[MD] Thus spoke Lila

118 ununoctiums at gmail.com
Sat Dec 11 12:51:16 PST 2010


Hi Dave,

What you present below is good for the beginner in Quality.  Yes, it
was all explained in ZMM.  We build analogies.  Nothing wrong with
that.  What I do not understand, as contributors to this forum why we
need to create the artificial separation between the so called
mystical and the intellectual.  This is an artificial analogy which is
not necessary.  The mystical is also one of building no different from
the intellectual, and there is really no place one can separate one
from the other.  This simply leads to a dichotomy which spreads
misunderstanding of Quality.  The mythos logos example is also just an
analogy which if subjected to rational treatment would fall apart.
Part of the problem is that we create a false ego with our thoughts,
and think that we are our thoughts.  This is of course the property of
the brain thinking it is all, and in control.  It is a self fulfilling
prophesy.  Water thinks it is all as well, but it isn't.
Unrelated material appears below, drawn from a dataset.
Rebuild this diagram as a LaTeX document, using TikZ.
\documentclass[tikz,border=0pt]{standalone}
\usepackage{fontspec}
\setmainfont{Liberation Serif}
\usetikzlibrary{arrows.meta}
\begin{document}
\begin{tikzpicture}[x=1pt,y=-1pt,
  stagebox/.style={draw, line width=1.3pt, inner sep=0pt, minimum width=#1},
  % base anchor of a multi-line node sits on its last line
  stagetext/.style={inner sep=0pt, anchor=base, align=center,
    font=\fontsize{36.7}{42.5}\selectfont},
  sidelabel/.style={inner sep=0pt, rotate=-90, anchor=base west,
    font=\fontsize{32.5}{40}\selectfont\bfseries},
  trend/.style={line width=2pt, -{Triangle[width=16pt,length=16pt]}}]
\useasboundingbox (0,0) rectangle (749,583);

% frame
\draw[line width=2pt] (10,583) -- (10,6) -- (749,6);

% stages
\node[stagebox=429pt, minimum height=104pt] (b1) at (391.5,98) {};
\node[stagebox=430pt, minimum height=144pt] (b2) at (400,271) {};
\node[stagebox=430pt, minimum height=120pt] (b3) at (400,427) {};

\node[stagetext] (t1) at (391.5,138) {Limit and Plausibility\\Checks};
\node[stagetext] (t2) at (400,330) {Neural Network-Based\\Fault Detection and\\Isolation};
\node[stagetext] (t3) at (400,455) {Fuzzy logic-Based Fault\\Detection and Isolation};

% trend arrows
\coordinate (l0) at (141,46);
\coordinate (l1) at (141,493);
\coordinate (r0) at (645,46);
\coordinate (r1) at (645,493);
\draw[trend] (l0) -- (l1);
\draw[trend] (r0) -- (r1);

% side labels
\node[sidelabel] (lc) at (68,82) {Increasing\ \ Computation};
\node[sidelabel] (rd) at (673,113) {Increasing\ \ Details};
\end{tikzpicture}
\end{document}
In Zen Buddhism, there is the analogy of a balance between the
physical and the spiritual.  This is similar to what you are pointing
to with your description below.  It is important to balance by
maturing the spiritual to the place where the physical (understanding,
for example) is.  If we create something which we cannot understand,
this leads to all sorts of interpretations which take us anywhere we
want them to.  In this forum, the word mystical is put in place of
spiritual, as if it means something different.  We have a spiritual
connection, which is kept at arms length in this forum by stating it
is mystical and therefore somehow special.  Like one has to go into a
trance of something.  This is complete nonsense!  This whole thing is
a mystical experience, intellect and all.  How does the intellect
separate us from Quality?  There is no where to point to.
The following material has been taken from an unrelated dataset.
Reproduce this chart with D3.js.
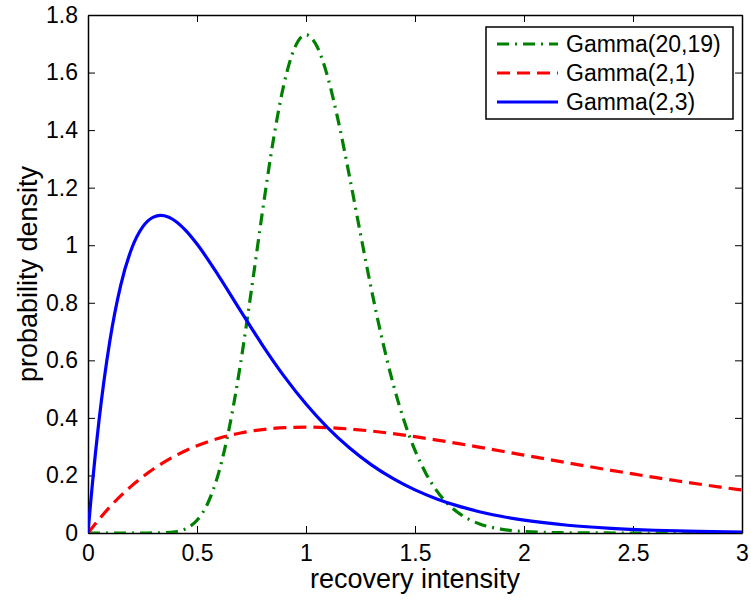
<!DOCTYPE html>
<html>
<head>
<meta charset="utf-8">
<script src="https://cdn.jsdelivr.net/npm/d3@7/dist/d3.min.js"></script>
<style>
  html, body { margin: 0; padding: 0; background: #fff; }
  svg { display: block; font-family: "Liberation Sans", Arial, Helvetica, sans-serif; }
</style>
</head>
<body>
<svg id="chart" width="751" height="603"></svg>
<script>
// ---- Data ----
const seriesNames = ["Gamma(20,19)", "Gamma(2,1)", "Gamma(2,3)"];
const seriesColors = ["#008000", "#ff0000", "#0000ff"];

const xG20 = [0, 0.1, 0.2, 0.25, 0.3, 0.35, 0.4, 0.45, 0.5, 0.55, 0.6, 0.65, 0.7, 0.75, 0.8, 0.85, 0.9, 0.95, 1.0,
  1.05, 1.1, 1.15, 1.2, 1.25, 1.3, 1.35, 1.4, 1.45, 1.5, 1.55, 1.6, 1.65, 1.7, 1.75, 1.8, 1.85, 1.9, 1.95, 2.0,
  2.1, 2.2, 2.3, 2.5, 2.75, 3.0];
const yG20 = [0, 0, 0, 0.00001, 0.00012, 0.00087, 0.00425, 0.0154, 0.0441, 0.1043, 0.2108, 0.3730, 0.5897, 0.8460,
  1.1152, 1.3646, 1.5633, 1.6891, 1.731, 1.6916, 1.5834, 1.4250, 1.2371, 1.0391, 0.8467, 0.6707, 0.5177, 0.3900,
  0.2872, 0.2071, 0.1464, 0.1016, 0.0693, 0.0465, 0.0307, 0.0200, 0.0128, 0.0081, 0.0051, 0.0019, 0.0007, 0.0002,
  0, 0, 0];

const xG21 = [0, 0.1, 0.2, 0.3, 0.4, 0.5, 0.6, 0.7, 0.8, 0.9, 1.0, 1.1, 1.2, 1.3, 1.4, 1.5, 1.6, 1.7, 1.8, 1.9, 2.0,
  2.1, 2.2, 2.3, 2.4, 2.5, 2.6, 2.7, 2.8, 2.9, 3.0];
const yG21 = [0, 0.0905, 0.1637, 0.2222, 0.2681, 0.3033, 0.3293, 0.3476, 0.3595, 0.3659, 0.3679, 0.3662, 0.3614,
  0.3543, 0.3452, 0.3347, 0.3230, 0.3106, 0.2975, 0.2842, 0.2707, 0.2572, 0.2438, 0.2306, 0.2177, 0.2052, 0.1931,
  0.1815, 0.1703, 0.1596, 0.1494];

const xG23 = [0, 0.01, 0.02, 0.05, 0.1, 0.15, 0.2, 0.25, 0.3, 0.333, 0.35, 0.4, 0.45, 0.5, 0.6, 0.7, 0.8, 0.9, 1.0,
  1.1, 1.2, 1.3, 1.4, 1.5, 1.6, 1.7, 1.8, 1.9, 2.0, 2.2, 2.4, 2.6, 2.8, 3.0];
const yG23 = [0, 0.0873, 0.1695, 0.3873, 0.6667, 0.8608, 0.9879, 1.0628, 1.0978, 1.1036, 1.1023, 1.0843, 1.0498,
  1.0041, 0.8926, 0.7717, 0.6532, 0.5443, 0.4481, 0.3652, 0.2951, 0.2368, 0.1889, 0.1500, 0.1185, 0.0933, 0.0732,
  0.0572, 0.0446, 0.0269, 0.0161, 0.0096, 0.0057, 0.0033];

const xTicks = [0, 0.5, 1, 1.5, 2, 2.5, 3];
const xTickLabels = ["0", "0.5", "1", "1.5", "2", "2.5", "3"];
const yTicks = [0, 0.2, 0.4, 0.6, 0.8, 1, 1.2, 1.4, 1.6, 1.8];
const yTickLabels = ["0", "0.2", "0.4", "0.6", "0.8", "1", "1.2", "1.4", "1.6", "1.8"];

const xLabel = "recovery intensity";
const yLabel = "probability density";

// ---- Layout ----
const L = 88, R = 742, T = 15, B = 533;
const svg = d3.select("#chart");

const x = d3.scaleLinear().domain([0, 3]).range([L, R]);
const y = d3.scaleLinear().domain([0, 1.8]).range([B, T]);

svg.append("defs").append("clipPath").attr("id", "clip")
  .append("rect").attr("x", L).attr("y", T - 2).attr("width", R - L).attr("height", B - T + 2);

// axes (ticks inside, mirrored)
const tickLen = 7;
const fmtX = (d, i) => xTickLabels[i];
const fmtY = (d, i) => yTickLabels[i];

const axB = svg.append("g").attr("transform", `translate(0,${B})`)
  .call(d3.axisBottom(x).tickValues(xTicks).tickFormat(fmtX).tickSizeInner(-tickLen).tickSizeOuter(0).tickPadding(12));
const axT = svg.append("g").attr("transform", `translate(0,${T})`)
  .call(d3.axisTop(x).tickValues(xTicks).tickFormat("").tickSizeInner(-tickLen).tickSizeOuter(0));
const axL = svg.append("g").attr("transform", `translate(${L},0)`)
  .call(d3.axisLeft(y).tickValues(yTicks).tickFormat(fmtY).tickSizeInner(-tickLen).tickSizeOuter(0).tickPadding(10));
const axR = svg.append("g").attr("transform", `translate(${R},0)`)
  .call(d3.axisRight(y).tickValues(yTicks).tickFormat("").tickSizeInner(-tickLen).tickSizeOuter(0));

[axB, axT, axL, axR].forEach(g => {
  g.select(".domain").attr("stroke", "#000").attr("stroke-width", 1.5);
  g.selectAll(".tick line").attr("stroke", "#000").attr("stroke-width", 1);
  g.selectAll(".tick text").attr("fill", "#000").attr("font-size", 23)
    .attr("font-family", "'Liberation Sans', Arial, sans-serif");
});

// series
const series = [
  { xs: xG20, ys: yG20, color: seriesColors[0], dash: "12,6,2,6" },
  { xs: xG21, ys: yG21, color: seriesColors[1], dash: "13,7" },
  { xs: xG23, ys: yG23, color: seriesColors[2], dash: null }
];
const line = d3.line().x(d => x(d[0])).y(d => y(d[1])).curve(d3.curveMonotoneX);
const plot = svg.append("g").attr("clip-path", "url(#clip)");
// draw in order: blue under? reference shows green on top of red; blue drawn last
series.forEach(s => {
  const pts = s.xs.map((v, i) => [v, s.ys[i]]);
  plot.append("path").datum(pts)
    .attr("d", line)
    .attr("fill", "none")
    .attr("stroke", s.color)
    .attr("stroke-width", 3.2)
    .attr("stroke-linejoin", "round")
    .attr("stroke-dasharray", s.dash);
});

// axis labels
svg.append("text").attr("x", (L + R) / 2).attr("y", 588)
  .attr("text-anchor", "middle").attr("font-size", 27).attr("fill", "#000").text(xLabel);
svg.append("text").attr("transform", `translate(37,${(T + B) / 2}) rotate(-90)`)
  .attr("text-anchor", "middle").attr("font-size", 27).attr("fill", "#000").text(yLabel);

// legend
const lg = svg.append("g");
lg.append("rect").attr("x", 486).attr("y", 27).attr("width", 247).attr("height", 92)
  .attr("fill", "#fff").attr("stroke", "#000").attr("stroke-width", 1.5);
seriesNames.forEach((name, i) => {
  const cy = 44 + i * 29;
  lg.append("line").attr("x1", 497).attr("x2", 558).attr("y1", cy).attr("y2", cy)
    .attr("stroke", series[i].color).attr("stroke-width", 3.2)
    .attr("stroke-dasharray", series[i].dash);
  lg.append("text").attr("x", 566).attr("y", cy + 8).attr("font-size", 23)
    .attr("fill", "#000").text(name);
});
</script>
</body>
</html>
Quality is a concept of growth, as stated in ZMM.  Our growth is one
of creativity.  Any static notions such as a mystical state only
removes from such growth.  We grow intellectually by creating
analogies, not by dismissing them.  I think you understand this, but
you seem to have started all the way at the beginning again.  This is
where W. James goes wrong.  As a psychologist, he views the brain as a
processing device which then gives us information which is not true
reality.  Nothing could be farther from the truth.  The act of
thinking is true reality in itself, true Quality driven.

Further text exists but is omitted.